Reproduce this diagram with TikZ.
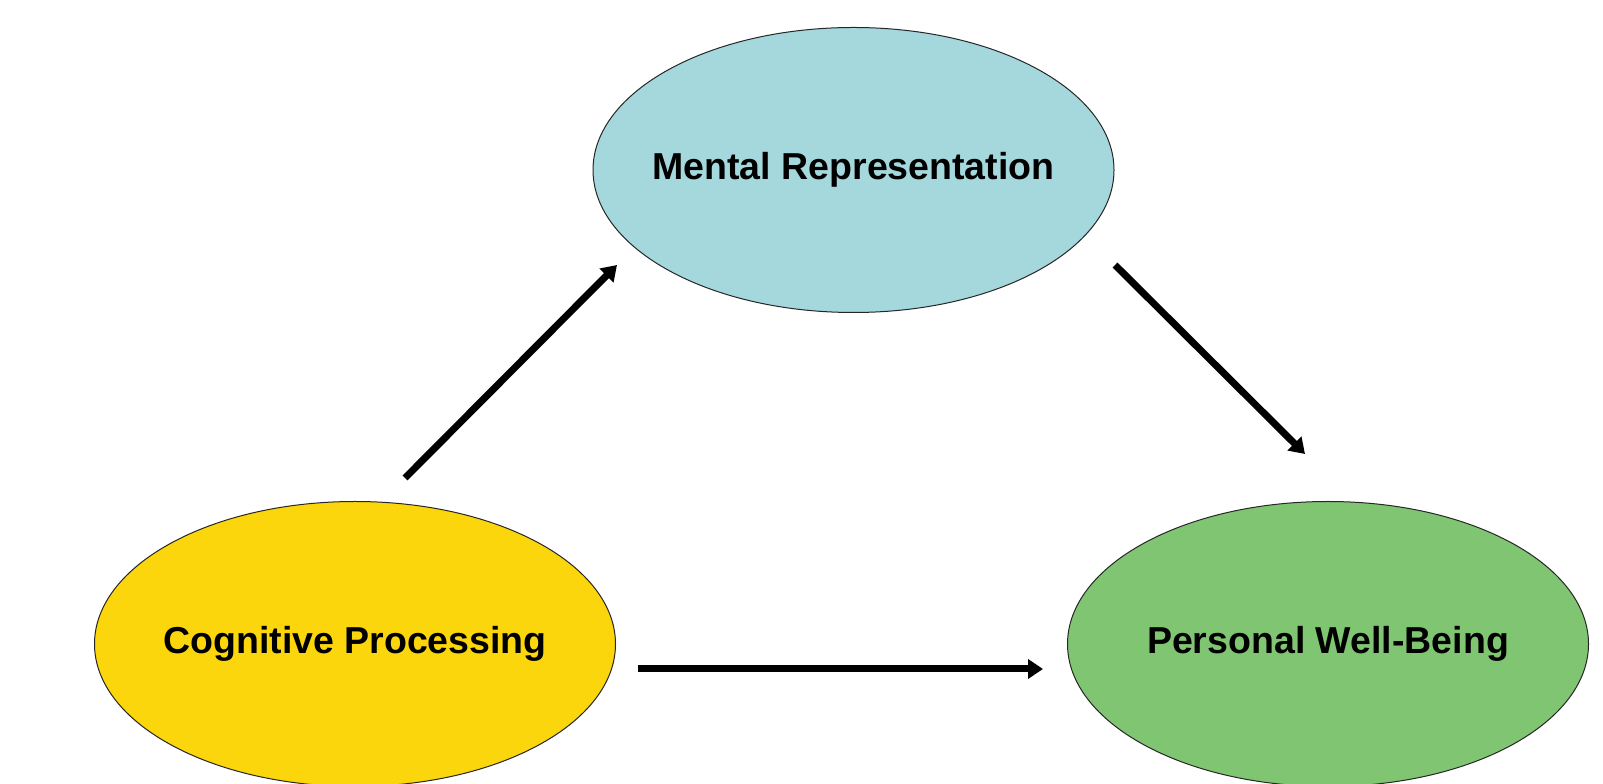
\documentclass[tikz,border=0pt]{standalone}
\usepackage{fontspec}
\setmainfont{Liberation Sans}
\usepackage{xcolor}
\definecolor{celeste}{HTML}{A4D8DC}
\definecolor{amarillo}{HTML}{FCD60C}
\definecolor{verde}{HTML}{80C672}
\usepackage{tikz}
\usetikzlibrary{positioning,arrows.meta,shapes.geometric}
\newcommand{\rotulo}[1]{\makebox[0pt]{#1}}

\begin{document}
\begin{tikzpicture}[
  x=1pt, y=1pt,
  font=\fontsize{37.5}{45}\selectfont\bfseries,
  oval/.style={ellipse, draw=black!85, line width=1pt, minimum width=521pt, minimum height=285pt, inner sep=0pt},
  link/.style={-{Triangle[length=15pt,width=19pt]}, draw=black, line width=7pt}
]
\useasboundingbox (0,0) rectangle (1603,784);
\node[oval, fill=amarillo] (cog) at (355,140) {\rotulo{Cognitive Processing}};
\node[oval, fill=verde, right=451pt of cog] (wb) {\rotulo{Personal Well-Being}};
\node[oval, fill=celeste] (rep) at (853.5,614) {\rotulo{Mental Representation}};
\coordinate (cog-up) at (405,306);
\coordinate (rep-in) at (617,519);
\coordinate (rep-out) at (1115,519);
\coordinate (wb-in) at (1305,330);
\coordinate (cog-right) at (638,115);
\coordinate (wb-left) at (1043,115);
\draw[link] (cog-up) -- (rep-in);
\draw[link] (rep-out) -- (wb-in);
\draw[link] (cog-right) -- (wb-left);
\end{tikzpicture}
\end{document}
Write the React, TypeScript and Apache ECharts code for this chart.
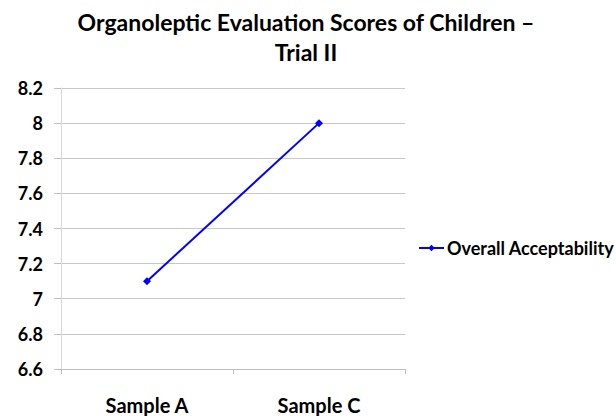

_ _ _

TASK DIRECTIONS: Copy the material above exactly and drop the pictures.

FINISHED EXERCISE:
Reproduce this diagram with TikZ.
\documentclass[tikz,border=0pt]{standalone}
\usepackage{fontspec}
\setmainfont{Liberation Sans}
\usepackage{xcolor}
\definecolor{celeste}{HTML}{A4D8DC}
\definecolor{amarillo}{HTML}{FCD60C}
\definecolor{verde}{HTML}{80C672}
\usepackage{tikz}
\usetikzlibrary{positioning,arrows.meta,shapes.geometric}
\newcommand{\rotulo}[1]{\makebox[0pt]{#1}}

\begin{document}
\begin{tikzpicture}[
  x=1pt, y=1pt,
  font=\fontsize{37.5}{45}\selectfont\bfseries,
  oval/.style={ellipse, draw=black!85, line width=1pt, minimum width=521pt, minimum height=285pt, inner sep=0pt},
  link/.style={-{Triangle[length=15pt,width=19pt]}, draw=black, line width=7pt}
]
\useasboundingbox (0,0) rectangle (1603,784);
\node[oval, fill=amarillo] (cog) at (355,140) {\rotulo{Cognitive Processing}};
\node[oval, fill=verde, right=451pt of cog] (wb) {\rotulo{Personal Well-Being}};
\node[oval, fill=celeste] (rep) at (853.5,614) {\rotulo{Mental Representation}};
\coordinate (cog-up) at (405,306);
\coordinate (rep-in) at (617,519);
\coordinate (rep-out) at (1115,519);
\coordinate (wb-in) at (1305,330);
\coordinate (cog-right) at (638,115);
\coordinate (wb-left) at (1043,115);
\draw[link] (cog-up) -- (rep-in);
\draw[link] (rep-out) -- (wb-in);
\draw[link] (cog-right) -- (wb-left);
\end{tikzpicture}
\end{document}
Write the React, TypeScript and Apache ECharts code for this chart.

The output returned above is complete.